-- START --

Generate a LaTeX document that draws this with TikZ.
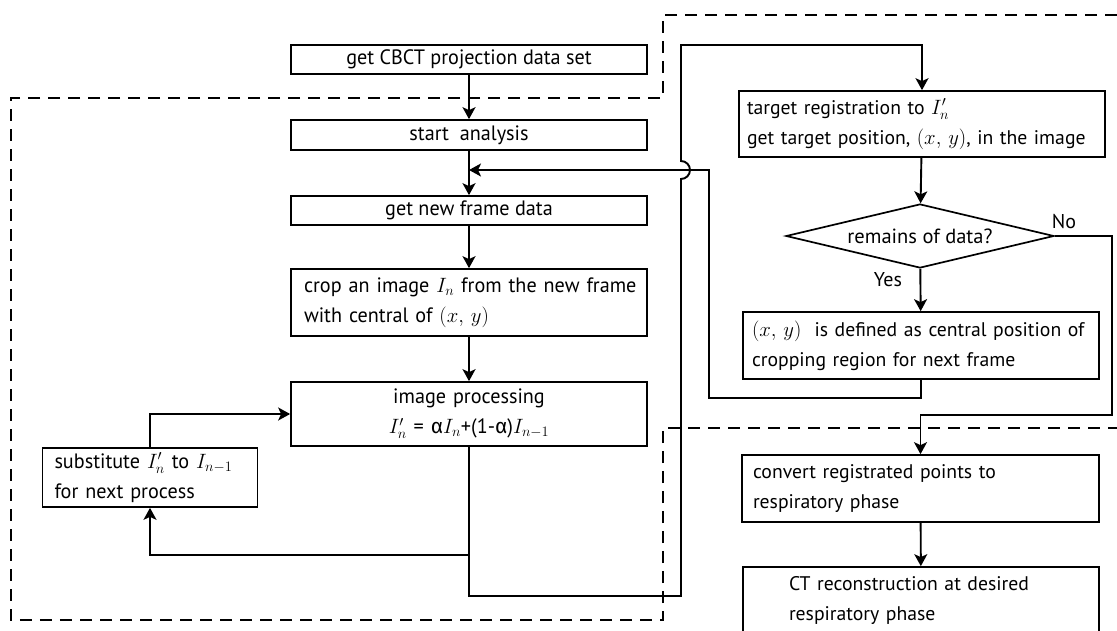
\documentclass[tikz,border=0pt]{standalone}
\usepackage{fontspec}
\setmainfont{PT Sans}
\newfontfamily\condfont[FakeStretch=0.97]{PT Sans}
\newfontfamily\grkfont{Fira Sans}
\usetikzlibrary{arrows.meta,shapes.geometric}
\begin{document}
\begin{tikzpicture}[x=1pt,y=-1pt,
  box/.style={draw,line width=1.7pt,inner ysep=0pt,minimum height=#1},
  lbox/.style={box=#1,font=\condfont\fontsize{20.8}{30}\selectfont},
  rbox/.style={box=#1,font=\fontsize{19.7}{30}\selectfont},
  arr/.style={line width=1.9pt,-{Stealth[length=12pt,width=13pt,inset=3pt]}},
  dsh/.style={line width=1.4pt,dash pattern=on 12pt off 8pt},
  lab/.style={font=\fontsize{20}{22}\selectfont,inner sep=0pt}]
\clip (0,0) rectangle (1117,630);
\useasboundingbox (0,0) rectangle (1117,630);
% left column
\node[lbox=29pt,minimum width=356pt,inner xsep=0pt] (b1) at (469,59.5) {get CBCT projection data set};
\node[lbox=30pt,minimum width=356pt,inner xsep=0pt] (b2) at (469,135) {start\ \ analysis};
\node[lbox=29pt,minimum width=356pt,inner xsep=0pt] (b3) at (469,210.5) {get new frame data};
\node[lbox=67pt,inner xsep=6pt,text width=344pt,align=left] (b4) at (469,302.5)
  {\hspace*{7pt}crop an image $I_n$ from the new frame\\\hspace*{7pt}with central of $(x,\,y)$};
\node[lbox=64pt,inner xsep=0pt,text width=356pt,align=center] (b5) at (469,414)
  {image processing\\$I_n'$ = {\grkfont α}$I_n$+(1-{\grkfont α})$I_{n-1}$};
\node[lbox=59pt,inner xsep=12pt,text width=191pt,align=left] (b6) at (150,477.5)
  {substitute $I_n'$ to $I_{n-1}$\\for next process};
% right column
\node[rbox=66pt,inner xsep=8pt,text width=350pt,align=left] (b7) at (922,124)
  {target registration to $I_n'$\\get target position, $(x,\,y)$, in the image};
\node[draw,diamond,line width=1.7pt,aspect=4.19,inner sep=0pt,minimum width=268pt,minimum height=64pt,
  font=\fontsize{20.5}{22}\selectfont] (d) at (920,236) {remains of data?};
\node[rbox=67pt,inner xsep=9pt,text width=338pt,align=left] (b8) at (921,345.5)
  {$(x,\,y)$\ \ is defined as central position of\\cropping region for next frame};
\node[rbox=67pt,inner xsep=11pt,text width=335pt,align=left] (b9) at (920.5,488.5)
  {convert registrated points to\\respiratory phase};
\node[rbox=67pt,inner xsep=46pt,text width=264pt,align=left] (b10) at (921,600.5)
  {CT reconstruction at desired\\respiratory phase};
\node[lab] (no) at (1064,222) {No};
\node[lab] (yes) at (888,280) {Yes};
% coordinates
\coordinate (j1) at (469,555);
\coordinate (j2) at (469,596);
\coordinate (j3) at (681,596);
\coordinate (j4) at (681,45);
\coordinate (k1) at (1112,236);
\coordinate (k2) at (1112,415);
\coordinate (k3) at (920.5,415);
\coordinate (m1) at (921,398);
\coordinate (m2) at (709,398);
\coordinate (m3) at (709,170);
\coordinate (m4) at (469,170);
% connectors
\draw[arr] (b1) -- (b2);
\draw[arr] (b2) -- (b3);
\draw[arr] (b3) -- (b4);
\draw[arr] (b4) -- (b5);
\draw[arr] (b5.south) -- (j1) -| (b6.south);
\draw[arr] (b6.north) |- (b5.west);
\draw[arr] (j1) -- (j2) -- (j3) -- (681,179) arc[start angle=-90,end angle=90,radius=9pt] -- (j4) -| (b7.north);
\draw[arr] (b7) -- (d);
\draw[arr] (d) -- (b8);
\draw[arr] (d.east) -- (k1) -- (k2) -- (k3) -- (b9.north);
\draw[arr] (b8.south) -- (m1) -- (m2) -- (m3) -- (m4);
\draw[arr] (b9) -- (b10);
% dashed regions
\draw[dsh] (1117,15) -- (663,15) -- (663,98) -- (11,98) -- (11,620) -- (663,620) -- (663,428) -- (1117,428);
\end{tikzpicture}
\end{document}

-- END --

Quote the material exactly. Pictures stay out.

Generate a LaTeX document that draws this with TikZ.
\documentclass[tikz,border=0pt]{standalone}
\usepackage{fontspec}
\setmainfont{PT Sans}
\newfontfamily\condfont[FakeStretch=0.97]{PT Sans}
\newfontfamily\grkfont{Fira Sans}
\usetikzlibrary{arrows.meta,shapes.geometric}
\begin{document}
\begin{tikzpicture}[x=1pt,y=-1pt,
  box/.style={draw,line width=1.7pt,inner ysep=0pt,minimum height=#1},
  lbox/.style={box=#1,font=\condfont\fontsize{20.8}{30}\selectfont},
  rbox/.style={box=#1,font=\fontsize{19.7}{30}\selectfont},
  arr/.style={line width=1.9pt,-{Stealth[length=12pt,width=13pt,inset=3pt]}},
  dsh/.style={line width=1.4pt,dash pattern=on 12pt off 8pt},
  lab/.style={font=\fontsize{20}{22}\selectfont,inner sep=0pt}]
\clip (0,0) rectangle (1117,630);
\useasboundingbox (0,0) rectangle (1117,630);
% left column
\node[lbox=29pt,minimum width=356pt,inner xsep=0pt] (b1) at (469,59.5) {get CBCT projection data set};
\node[lbox=30pt,minimum width=356pt,inner xsep=0pt] (b2) at (469,135) {start\ \ analysis};
\node[lbox=29pt,minimum width=356pt,inner xsep=0pt] (b3) at (469,210.5) {get new frame data};
\node[lbox=67pt,inner xsep=6pt,text width=344pt,align=left] (b4) at (469,302.5)
  {\hspace*{7pt}crop an image $I_n$ from the new frame\\\hspace*{7pt}with central of $(x,\,y)$};
\node[lbox=64pt,inner xsep=0pt,text width=356pt,align=center] (b5) at (469,414)
  {image processing\\$I_n'$ = {\grkfont α}$I_n$+(1-{\grkfont α})$I_{n-1}$};
\node[lbox=59pt,inner xsep=12pt,text width=191pt,align=left] (b6) at (150,477.5)
  {substitute $I_n'$ to $I_{n-1}$\\for next process};
% right column
\node[rbox=66pt,inner xsep=8pt,text width=350pt,align=left] (b7) at (922,124)
  {target registration to $I_n'$\\get target position, $(x,\,y)$, in the image};
\node[draw,diamond,line width=1.7pt,aspect=4.19,inner sep=0pt,minimum width=268pt,minimum height=64pt,
  font=\fontsize{20.5}{22}\selectfont] (d) at (920,236) {remains of data?};
\node[rbox=67pt,inner xsep=9pt,text width=338pt,align=left] (b8) at (921,345.5)
  {$(x,\,y)$\ \ is defined as central position of\\cropping region for next frame};
\node[rbox=67pt,inner xsep=11pt,text width=335pt,align=left] (b9) at (920.5,488.5)
  {convert registrated points to\\respiratory phase};
\node[rbox=67pt,inner xsep=46pt,text width=264pt,align=left] (b10) at (921,600.5)
  {CT reconstruction at desired\\respiratory phase};
\node[lab] (no) at (1064,222) {No};
\node[lab] (yes) at (888,280) {Yes};
% coordinates
\coordinate (j1) at (469,555);
\coordinate (j2) at (469,596);
\coordinate (j3) at (681,596);
\coordinate (j4) at (681,45);
\coordinate (k1) at (1112,236);
\coordinate (k2) at (1112,415);
\coordinate (k3) at (920.5,415);
\coordinate (m1) at (921,398);
\coordinate (m2) at (709,398);
\coordinate (m3) at (709,170);
\coordinate (m4) at (469,170);
% connectors
\draw[arr] (b1) -- (b2);
\draw[arr] (b2) -- (b3);
\draw[arr] (b3) -- (b4);
\draw[arr] (b4) -- (b5);
\draw[arr] (b5.south) -- (j1) -| (b6.south);
\draw[arr] (b6.north) |- (b5.west);
\draw[arr] (j1) -- (j2) -- (j3) -- (681,179) arc[start angle=-90,end angle=90,radius=9pt] -- (j4) -| (b7.north);
\draw[arr] (b7) -- (d);
\draw[arr] (d) -- (b8);
\draw[arr] (d.east) -- (k1) -- (k2) -- (k3) -- (b9.north);
\draw[arr] (b8.south) -- (m1) -- (m2) -- (m3) -- (m4);
\draw[arr] (b9) -- (b10);
% dashed regions
\draw[dsh] (1117,15) -- (663,15) -- (663,98) -- (11,98) -- (11,620) -- (663,620) -- (663,428) -- (1117,428);
\end{tikzpicture}
\end{document}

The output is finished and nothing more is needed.